John Nelson Darby, the founder of dispensational premillennialism and the pre-tribulational “rapture” of the church doctrine, the basis of The Late Great Planet Earth (1970) and the multivolume Left Behind prophecy series, taught that “the imminent return of Christ ‘totally forbids all working for earthly objects distant in time.’” (Francis William Newman, Phases of Faith; or, Passages From the History of My Creed (London: George Woodfall and Son, 1850), 35.) This would have included the study of mathematics, medicine, art, music, and the sciences unless there were “immediate spiritual results.” (Newman, Phases of Faith, 37.) Darby would have approved of the printing press because such a device could reproduce the Bible in record numbers and more cheaply. Also, Darby’s own works could be reproduced. But beyond these necessities, the created world and its potentialities were not considered ultimately spiritual.

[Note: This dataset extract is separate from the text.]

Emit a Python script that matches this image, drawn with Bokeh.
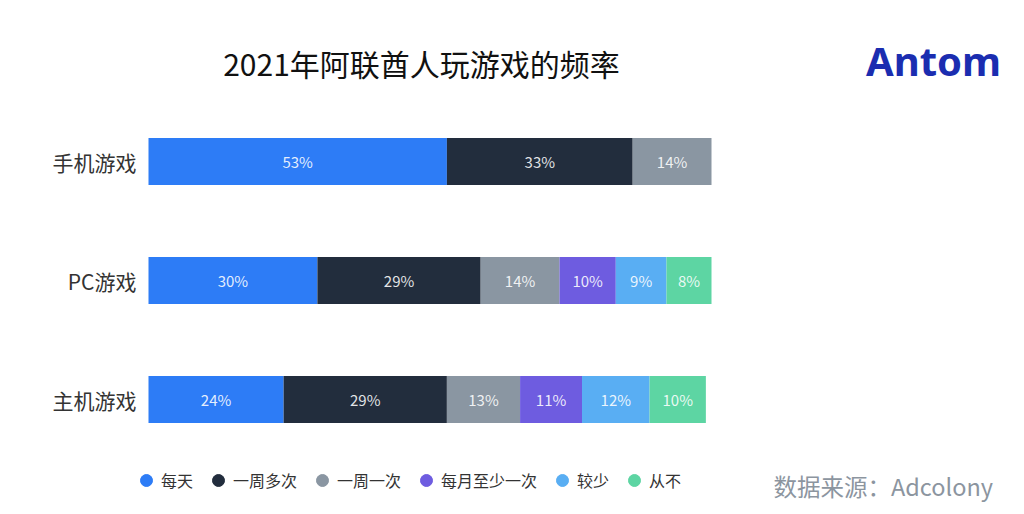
import numpy as np
from bokeh.plotting import figure
from bokeh.models import ColumnDataSource, Range1d, Label, Legend, LegendItem
from bokeh.core.properties import value
from bokeh.embed import file_html
from bokeh.resources import INLINE

# ---- data ----
categories = ["手机游戏", "PC游戏", "主机游戏"]
series = ["每天", "一周多次", "一周一次", "每月至少一次", "较少", "从不"]
daily = [53, 30, 24]
several_week = [33, 29, 29]
once_week = [14, 14, 13]
monthly = [0, 10, 11]
rarely = [0, 9, 12]
never = [0, 8, 10]
colors = ["#2D7CF6", "#222D3D", "#8A96A2", "#6E5CE0", "#59AEF3", "#5DD5A3"]
title_text = "2021年阿联酋人玩游戏的频率"
source_text = "数据来源：Adcolony"
logo_text = "Antom"

FONT = "Noto Sans CJK SC"

W, H = 1008, 506
values = [daily, several_week, once_week, monthly, rarely, never]
ypos = [2, 1, 0]

p = figure(width=W, height=H, output_backend="svg", toolbar_location=None,
           min_border=0, min_border_left=0, min_border_right=0,
           min_border_top=0, min_border_bottom=0,
           x_range=Range1d(-148 / 5.63, (W - 148) / 5.63),
           y_range=Range1d(-(H - 399) / 119, -(H - 399) / 119 + H / 119))
p.axis.visible = False
p.grid.visible = False
p.outline_line_color = None
p.background_fill_color = "white"
p.border_fill_color = "white"

data = {"y": ypos, "cat": categories}
for name, vals in zip(series, values):
    data[name] = vals
src = ColumnDataSource(data)
p.hbar_stack(series, y="y", height=0.395, source=src, color=colors, line_color=None)

# in-bar labels
lx, ly, lt = [], [], []
for j, y in enumerate(ypos):
    left = 0
    for vals in values:
        v = vals[j]
        if v > 0:
            lx.append(left + v / 2)
            ly.append(y)
            lt.append(f"{v}%")
        left += v
p.text(x="x", y="y", text="t", source=ColumnDataSource(dict(x=lx, y=ly, t=lt)),
       text_align="center", text_baseline="middle", text_color="white", text_alpha=0.88,
       text_font=value(FONT), text_font_size="15px")

# category labels
p.text(x=0, y="y", text="cat", source=src, x_offset=-12,
       text_align="right", text_baseline="middle", text_color="#333333",
       text_font=value(FONT), text_font_size="21px")

# title, logo, source
p.add_layout(Label(x=421, y=H - 62, x_units="screen", y_units="screen", text=title_text,
                   text_align="center", text_baseline="middle", text_color="#111111",
                   text_font=FONT, text_font_size="30px"))
p.add_layout(Label(x=933, y=H - 60, x_units="screen", y_units="screen", text=logo_text,
                   text_align="center", text_baseline="middle", text_color="#1B2DB0",
                   text_font="Noto Sans", text_font_size="40px", text_font_style="bold"))
p.add_layout(Label(x=773, y=H - 485, x_units="screen", y_units="screen", text=source_text,
                   text_align="left", text_baseline="middle", text_color="#8C959F",
                   text_font=FONT, text_font_size="23.5px"))

# legend
leg_src = ColumnDataSource(dict(x=[np.nan] * 6, y=[np.nan] * 6, c=colors, s=series))
lr = p.scatter(x="x", y="y", color="c", size=13, source=leg_src)
items = [LegendItem(label=s, renderers=[lr], index=i) for i, s in enumerate(series)]
legend = Legend(items=items, orientation="horizontal", location=(131, H - 480 - 15),
                glyph_width=30, glyph_height=30, label_standoff=0, spacing=10,
                padding=0, margin=0, border_line_alpha=0, background_fill_alpha=0,
                label_text_font=FONT, label_text_font_size="16px",
                label_text_color="#333333", label_text_baseline="middle")
p.add_layout(legend, "center")

open("out.html", "w").write(file_html(p, INLINE))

Considerable literature was put out and numerous sermons were preached in London, in the interest of the colony in Virginia, and much of this, at least—practically all, in fact that we have been able to examine—was provided by men, who used the Geneva Bible, presumably Puritans. The Good Speed to Virginia, written by Robert Gray, in the interest of the enterprise, was published in London, in 1609, and he quotes from the Geneva Bible. Several sermons were preached before the Virginia Company in London, for which service they chose freely, if not uniformly, Puritans. Perhaps the first such sermon was delivered at White Chapel on April 25, 1609, by the Rev. William Symonds, the minister of Saint Saviours in Southwark. He used the Geneva Bible, as his Scripture quotations prove. (P. Marion Simms, The Bible in America: Versions that Have Played Their Part in the Making of the Republic (New York: Wilson-Erickson, 1936), 75–76.)

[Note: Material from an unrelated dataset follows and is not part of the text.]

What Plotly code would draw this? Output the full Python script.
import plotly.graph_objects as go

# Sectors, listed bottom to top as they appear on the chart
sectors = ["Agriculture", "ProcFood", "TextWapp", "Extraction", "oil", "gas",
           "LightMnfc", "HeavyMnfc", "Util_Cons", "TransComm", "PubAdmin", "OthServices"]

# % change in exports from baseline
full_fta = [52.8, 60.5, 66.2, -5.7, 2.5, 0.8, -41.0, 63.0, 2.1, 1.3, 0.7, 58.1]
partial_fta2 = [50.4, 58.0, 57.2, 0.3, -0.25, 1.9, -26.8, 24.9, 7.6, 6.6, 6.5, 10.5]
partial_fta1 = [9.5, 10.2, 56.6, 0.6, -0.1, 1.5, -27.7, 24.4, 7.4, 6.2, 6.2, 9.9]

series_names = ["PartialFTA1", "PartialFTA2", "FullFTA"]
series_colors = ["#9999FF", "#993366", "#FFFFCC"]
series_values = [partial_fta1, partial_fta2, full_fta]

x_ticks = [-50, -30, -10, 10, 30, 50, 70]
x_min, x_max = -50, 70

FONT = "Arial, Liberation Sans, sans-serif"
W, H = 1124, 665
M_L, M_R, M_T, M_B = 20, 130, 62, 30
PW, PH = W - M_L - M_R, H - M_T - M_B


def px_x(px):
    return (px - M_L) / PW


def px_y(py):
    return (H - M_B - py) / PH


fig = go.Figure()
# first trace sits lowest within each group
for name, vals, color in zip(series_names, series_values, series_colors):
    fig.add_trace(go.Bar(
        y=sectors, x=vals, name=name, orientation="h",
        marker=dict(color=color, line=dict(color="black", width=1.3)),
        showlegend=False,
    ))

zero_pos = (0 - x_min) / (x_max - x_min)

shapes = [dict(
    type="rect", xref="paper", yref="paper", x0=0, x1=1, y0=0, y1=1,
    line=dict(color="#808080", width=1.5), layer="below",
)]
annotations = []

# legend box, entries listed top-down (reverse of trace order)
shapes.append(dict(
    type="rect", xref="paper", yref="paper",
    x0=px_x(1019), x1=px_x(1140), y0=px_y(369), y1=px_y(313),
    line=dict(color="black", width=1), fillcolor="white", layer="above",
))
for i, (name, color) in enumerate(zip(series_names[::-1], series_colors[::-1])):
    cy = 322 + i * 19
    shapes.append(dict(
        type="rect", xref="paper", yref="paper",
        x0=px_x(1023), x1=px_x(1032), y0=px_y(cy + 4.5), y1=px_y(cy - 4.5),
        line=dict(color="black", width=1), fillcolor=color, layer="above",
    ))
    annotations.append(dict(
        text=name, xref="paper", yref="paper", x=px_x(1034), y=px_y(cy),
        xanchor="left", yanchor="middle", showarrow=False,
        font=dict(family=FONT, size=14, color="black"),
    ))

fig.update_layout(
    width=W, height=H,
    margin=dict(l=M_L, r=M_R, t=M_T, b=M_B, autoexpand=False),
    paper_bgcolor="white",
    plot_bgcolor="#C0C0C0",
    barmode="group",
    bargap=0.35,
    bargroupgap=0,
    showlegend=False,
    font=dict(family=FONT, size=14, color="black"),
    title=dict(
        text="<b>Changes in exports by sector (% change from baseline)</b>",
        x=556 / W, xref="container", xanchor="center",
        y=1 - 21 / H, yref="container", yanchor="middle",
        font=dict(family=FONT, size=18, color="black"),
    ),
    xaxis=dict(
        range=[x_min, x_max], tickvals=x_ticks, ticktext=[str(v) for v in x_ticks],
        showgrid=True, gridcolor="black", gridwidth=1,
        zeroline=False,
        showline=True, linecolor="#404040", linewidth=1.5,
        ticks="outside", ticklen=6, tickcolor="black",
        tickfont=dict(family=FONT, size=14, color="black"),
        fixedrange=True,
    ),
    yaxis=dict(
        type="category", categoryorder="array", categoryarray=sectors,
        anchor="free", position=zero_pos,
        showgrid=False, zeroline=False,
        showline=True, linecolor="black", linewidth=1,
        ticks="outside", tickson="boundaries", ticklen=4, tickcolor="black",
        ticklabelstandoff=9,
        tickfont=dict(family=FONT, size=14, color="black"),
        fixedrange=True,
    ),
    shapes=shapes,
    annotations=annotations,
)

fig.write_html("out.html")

What was uniformly true in Virginia in 1607 was equally true of the Plymouth colony in 1620. Like the earlier Jamestown settlers, the Pilgrims who had first gone to the Netherlands for refuge, came to the new world with the Geneva Bible in hand.
In his 1630 Model of Christian Charity, John Winthrop (1577/8–1649) offered the following exhortation to those aboard the Arabella as they were about to join the existing Massachusetts Bay Colony:
The Lord will be our God, and delight to dwell among us, as His own people, and will command a blessing upon us in all our ways, so that we shall see much more of His wisdom, power, goodness and truth, than formerly we have been acquainted with. We shall find that the God of Israel is among us, when ten of us shall be able to resist a thousand of our enemies; when He shall make us a praise and glory that men shall say of succeeding plantations, “may the Lord make it like that of New England.” For we must consider that we shall be as a city upon a hill. The eyes of all people are upon us. (John Winthrop, “Model of Christian Charity” (1630): Read here.)

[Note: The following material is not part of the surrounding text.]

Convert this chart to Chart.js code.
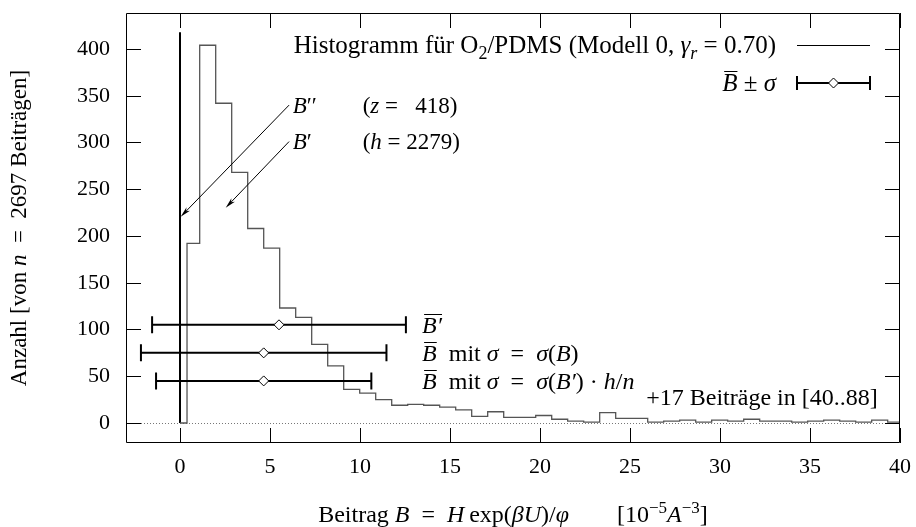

In his Of Plymouth Plantation, a first-hand account of the colony, Bradford recounts the tortuous history that brought them to this new world, “Satan hath raised, maintained and continued against the Saints, from time to time, in one sort or other. Sometimes by bloody death and cruel torments; other whiles imprisonments, banishments and other hard usages; as being loath his kingdom should go down, the truth prevail and the churches of God revert to their ancient purity and recover their primitive order, liberty and beauty.” (William Bradford, Of Plymouth Plantation: 1620–1647, ed. Samuel Eliot Morison with notes and introduction (New York: Alfred A. Knopf, 1970), 3.)
Bradford never considered that these external adversities were signs of an eschatological end or an indifference to the present world. They were challenges. While he never dismissed the historical realities that stared him in the face, he did believe that a faithful and active church, with God’s providential government, could beat them into retreat.